Pennsylvania Manufacturers Hear the Innovation Challenge

By December 26, 2006Taking It for Granted

I was with some manufactures in Colorado Springs a while back. They had gotten together for the first time to talk about how they might be more effective as a business community after a lot of them were hammered by the downdraft in electronics earlier in this decade. I thought it was interesting that they identified as their top goal ways to be more innovative.

Fly across the country now to Pennsylania and that same topic is on the minds of Keystone State manufacturers. A recent issue of PA Manufacturer had a very good article about the innovation imperative. Appropriately enough, it is titled, “Open Your Mind to Innovation: See How Formalizing Innovation Can Create a Whole Other Paradigm for Your Manufacturing Outfit.”

This article, by Evan Pattak, shows how companies can build innovation into their other processes and faults those executives who only think innovation is sparked by a eureka moment and not cultivated. They take a look into Wilton Armetale in Lancaster County that got a group of employees together for their “Skunk Works” meeting to brainstorm about “off-the-wall product and distribution concepts.” Ken Lefever, the company’s president and CEO, says “One of our rules is: no idea is a bad idea. We don’t laugh at it. Skunk Works determines if we will move forward.”

While this sounds like something everyone would do to envision their next generation of products and processes, it appears that what Wilton Armetale is doing is somewhat unique. The PA Manufacturer article says that too many companies are only focused on controlling costs and too few have an innovation process that should include these elements:

* talk to customers about current products to gain insight on how they might be improved or where there is gap
* measure results such as time to market for a new product or set a revenue goal
* question everything; an outside facilitator might be useful so a company can think out of the box.
* create a culture of innovation by being open to suggestions from all parts of the company
* designate a process change leader.

If you want to read the whole article, click here and go to page 6.

Join the discussion One Comment

  • David Anderson says:

    As Bill Canis noted on December 26, The Colorado Springs Manufacturing Task Force has been working to elevate

    * The Knowledge that manufacturers require to be competitive on a global playing field,

    * Marketing capabilities for the community and individual firms, supporting the attraction of progressive organizations while actively seeking export opportunities.

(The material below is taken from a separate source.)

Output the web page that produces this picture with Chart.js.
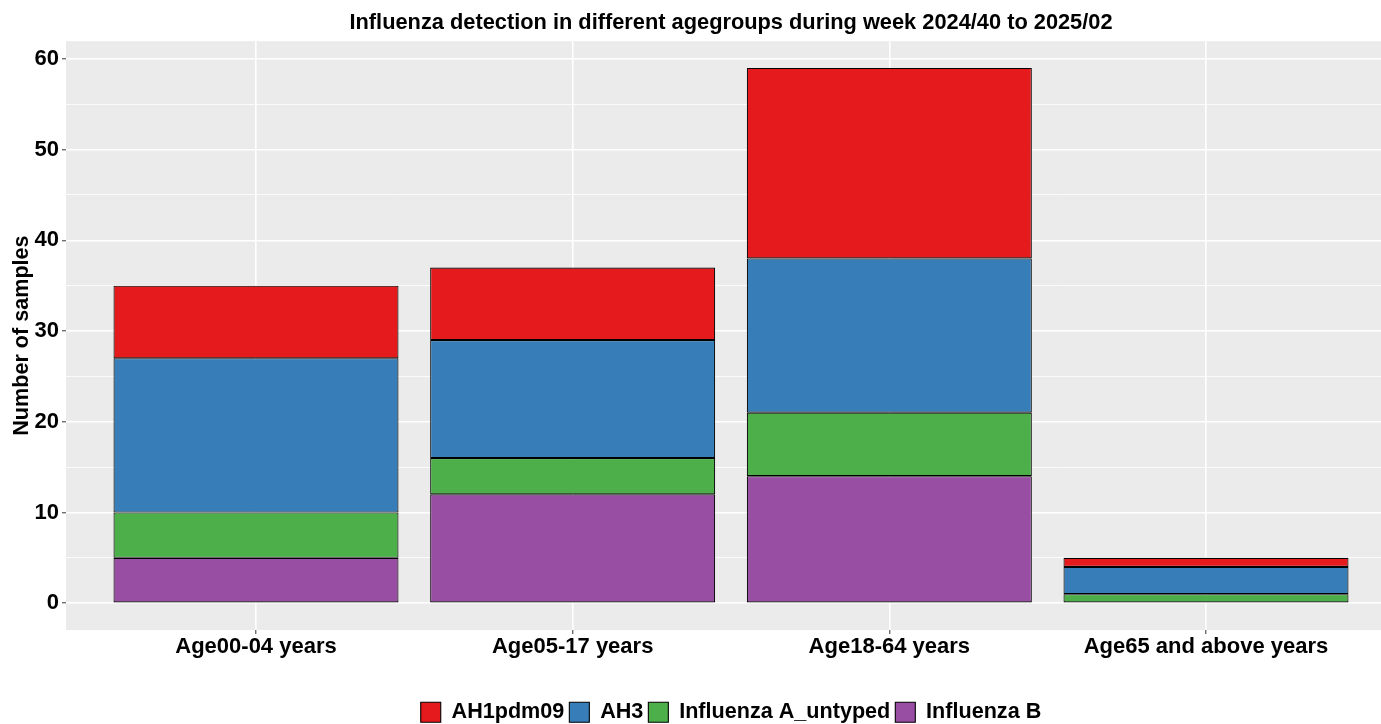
<!DOCTYPE html>
<html>
<head>
<meta charset="utf-8">
<script src="https://cdn.jsdelivr.net/npm/chart.js@4.4.1/dist/chart.umd.min.js"></script>
<style>
  html, body { margin: 0; padding: 0; overflow: hidden; background: #fff; width: 1381px; height: 724px; }
  #wrap { position: absolute; left: 0; top: 0; width: 1396px; height: 733px; }
</style>
</head>
<body>
<div id="wrap"><canvas id="c" width="1396" height="733"></canvas></div>
<script>
const categories = ["Age00-04 years", "Age05-17 years", "Age18-64 years", "Age65 and above years"];
const influenzaB = [5, 12, 14, 0];
const untyped = [5, 4, 7, 1];
const ah3 = [17, 13, 17, 3];
const ah1pdm09 = [8, 8, 21, 1];
const yTicks = [0, 5, 10, 15, 20, 25, 30, 35, 40, 45, 50, 55, 60];
const yTickLabels = [0, 10, 20, 30, 40, 50, 60];

const FONT = "'Liberation Sans', Arial, sans-serif";
const toPts = arr => arr.map((v, i) => ({ x: i, y: v }));

const datasets = [
  { label: "Influenza B", data: toPts(influenzaB), backgroundColor: "#984EA3" },
  { label: "Influenza A_untyped", data: toPts(untyped), backgroundColor: "#4DAF4A" },
  { label: "AH3", data: toPts(ah3), backgroundColor: "#377EB8" },
  { label: "AH1pdm09", data: toPts(ah1pdm09), backgroundColor: "#E41A1C" }
].map(d => Object.assign(d, {
  borderColor: "#000000", borderWidth: 1.1, borderSkipped: false,
  barPercentage: 0.9, categoryPercentage: 1.0
}));

const bgPlugin = {
  id: "panelBg",
  beforeDraw(chart) {
    const { ctx, chartArea: a } = chart;
    ctx.save();
    ctx.fillStyle = "#EBEBEB";
    ctx.fillRect(a.left, a.top, a.right - a.left, a.bottom - a.top);
    ctx.restore();
  }
};

new Chart(document.getElementById("c"), {
  type: "bar",
  data: { datasets },
  plugins: [bgPlugin],
  options: {
    responsive: false,
    animation: false,
    layout: { padding: 0 },
    plugins: {
      title: {
        display: true,
        fullSize: false,
        text: "Influenza detection in different agegroups during week 2024/40 to 2025/02",
        color: "#000",
        font: { family: FONT, size: 21.8, weight: "bold" },
        padding: { top: 10, bottom: 5 }
      },
      legend: {
        position: "bottom",
        fullSize: false,
        reverse: true,
        labels: {
          color: "#000",
          font: { family: FONT, size: 21.6, weight: "bold" },
          boxWidth: 20, boxHeight: 20, padding: 5
        }
      },
      tooltip: { enabled: false }
    },
    scales: {
      x: {
        type: "linear",
        min: -0.6, max: 3.6,
        offset: false,
        stacked: true,
        afterBuildTicks: s => { s.ticks = categories.map((c, i) => ({ value: i })); },
        afterFit: s => { s.height = 66.4; },
        ticks: {
          callback: v => categories[v],
          color: "#000",
          font: { family: FONT, size: 22, weight: "bold" },
          padding: 0, autoSkip: false, maxRotation: 0
        },
        grid: { offset: false, color: "#FFFFFF", lineWidth: 1.6, tickColor: "#333333", tickLength: 4, tickWidth: 1 },
        border: { display: false }
      },
      y: {
        min: -2.95, max: 61.95,
        stacked: true,
        afterBuildTicks: s => { s.ticks = yTicks.map(v => ({ value: v })); },
        afterFit: s => { s.width = 66; },
        ticks: {
          callback: v => (yTickLabels.includes(v) ? String(v) : ""),
          color: "#000",
          font: { family: FONT, size: 22, weight: "bold" },
          padding: 3, autoSkip: false
        },
        grid: {
          color: "#FFFFFF",
          lineWidth: c => (yTickLabels.includes(c.tick.value) ? 1.6 : 0.8),
          tickColor: c => (yTickLabels.includes(c.tick.value) ? "#333333" : "rgba(0,0,0,0)"),
          tickLength: 4, tickWidth: 1
        },
        border: { display: false },
        title: {
          display: true,
          text: "Number of samples",
          color: "#000",
          font: { family: FONT, size: 21.6, weight: "bold" },
          padding: { top: 9, bottom: 0 }
        }
      }
    }
  }
});
</script>
</body>
</html>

    * Manufacturing Excellence with lean, workforce development and other world-class operating performance benchmarks.

    * Innovation Support, with the understanding that collaboration – the joining of process knowledge and market opportunity is the root of new product and new market development.

    Our group also recognizes that trade policy is an arena we need action and support, for innovative products and processes are as easily transferred to low cost countries as are the older, low-technology products. As innovation is dependent on process knowledge, our economy is on a slippery slope due to acceleration of technology transfer. R&D is moving rapidly to Asia because innovation flourishes where production resides.

    As one of my colleagues noted recently, innovation is not THE elixir for current ills. Domestic manufacturers need to have a level playing field, including recognition of the environmental control, other regulatory and safety, intellectual property and labor laws that do not apply to much of what has increasingly been imported as a substitute for domestic production. Innovation is a key element in sustaining the American economy, but meaningful production quantities are what will lift more of the boats. Effective trade policy will assure that more firms obtain a return on innovative investment risks and that more people off-shore receive a living wage. There is an appropriate structure for a “Race to the Top.”